Ein Schild gegen die Menschlichkeit

An der griechisch-türkischen Außengrenze ist momentan die vorhersehbare Kapitulation der Europäischen Union vor Erdogan, Putin und Trump sowie vor ihren eigenen Werten zu beobachten. Das ist ein Resultat der schlecht gemanagten „Flüchtlings-Krise“ von 2015.

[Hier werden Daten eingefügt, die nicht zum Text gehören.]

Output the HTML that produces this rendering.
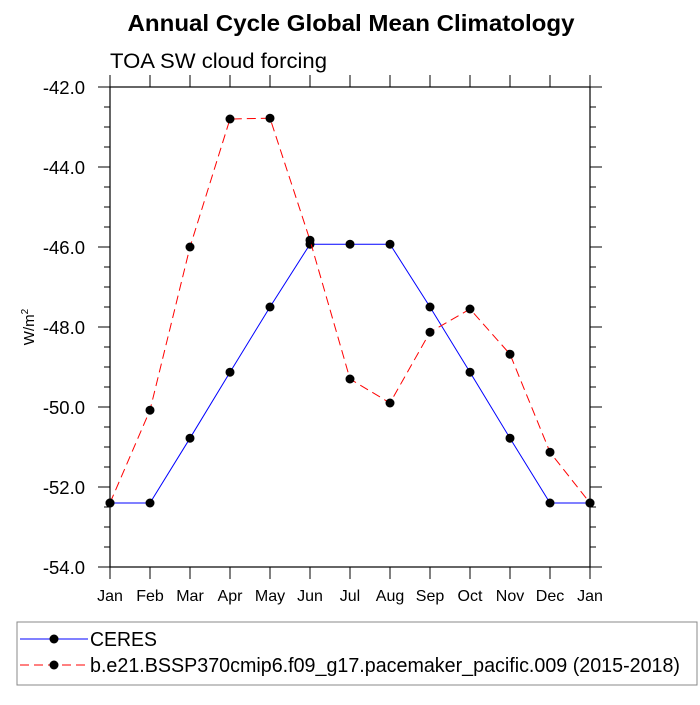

(©Twitter/Natascha Berthaud)

Es war abzusehen: Wer einem Autokraten wie Erdogan Geld gibt, um Flüchtlinge zurück zu halten, hätte wissen müssen, dass dieser irgendwann die Menschenmassen als Waffe einsetzen wird – zum Beispiel wenn er sich selbst im syrischen Konflikt an die Mauer gespielt hat. Dass die EU darauf nicht vorbereitet ist, sagt viel über ihren desolaten Zustand aus. Zwar versuchte Kommissionspräsidentin Von der Leyen den Eindruck von Kompetenz zu vermitteln, indem sie mit dem Präsidenten des Europäischen Rates, Charles Michel, nach Griechenland flog, doch ihre Botschaft ist katastrophal: Griechenland sei Europas Schild – twitterte in ihrem Namen ihre Kabinettchefin Natascha Berthaud. Daran ändern auch gestellte Bilder von EU-Politiker*innen, die ernst aus ihren Flugzeugfenstern starren nichts.

Denn was haben sie gesehen? Griechische Grenzbeamt*innen, die Flüchtlingskinder mit Tränengas traktieren? Rechtsextremist*innen, die Journalist*innen und Helfer*innen verprügeln und bedrohen? Familien auf Schlauchbooten, die mit Eisenstangen zurückgedrängt werden? Das Schild, von dem von der Leyen spricht ist eher das Brett vor ihrem Kopf. Der naheliegende Verdacht einer Fehlbesetzung für ihren Posten hat sich wieder mal bestätigt: Von der Leyens Diskurs ist auf einer Linie mit den Rechtspopulisten die seit 2015 Oberwasser haben. Von der Leyen will vor allem eines nicht: Eine europäische Merkel werden, die Grenzen im Namen der Menschlichkeit öffnet und danach dem Hass der europäischen Rechtspopulisten und der Häme in den eigenen Reihen ausgesetzt ist. Mit ihr wird es kein zweites „Wir schaffen das“ geben – obwohl das das einzig richtige Signal wäre.

Denn es würde den europäischen Werten, von denen immer geschwafelt wird, ein bisschen Konsistenz geben. Und darüber hinaus wäre die EU nicht mehr von der Türkei erpressbar. Aber das wird nicht geschehen. Unsere Menschlichkeit ist schon lange dem bürokratischen Zynismus eines untergehenden Kontinents anheimgefallen – man denke nur an das Versagen Europas in Syrien und Libyen.

Was jetzt in Europa passiert, ist das Resultat des Versagens der Juncker-Kommission, 2015 klare Fakten zu schaffen. Stattdessen wurde in Hinterzimmern so lange herumgedoktert bis jede*r sein Gesicht bewaren konnte – auch die schlimmsten Rechtspopulisten Europas, ob in Ungarn, Polen oder Italien. Und genau diese reiben sich angesichts der Grenzöffnung die Hände: Sie können jetzt wieder mit Angst Politik machen und regieren. Die vorherige Kommission hat mit diesen Politikern verhandelt und dabei übersehen, dass man mit einem Viktor Orban nicht verhandeln kann – man kann nur handeln. Und das schnell und ohne Kompromiss: Entweder Ungarn solidarisiert sich mit den Mitgliedstaaten, die Flüchtlinge aufnehmen und öffnet seine Grenzen oder die europäische Solidarität – in punkto Agrarsubventionen zum Beispiel – wird ebenfalls ausgesetzt. Mal sehen was für große Töne Orban spucken wird, wenn ihm seine Wähler*innenschaft aus der Landbevölkerung aufs Dach steigen wird. Dasselbe gilt für alle anderen Regierungen an denen Rechtspopulisten beteiligt sind, ob im Osten oder im Westen: Wer sich gegen die Menschlichkeit stellt, kann keine Solidarität mehr erwarten. Dies sollte eigentlich die Maxime der EU sein. Im Namen einer Realpolitik die jeden Anstand und jedes Augenmaß für Menschlichkeit verloren hat, wird sie sich jedoch niemals durchsetzen.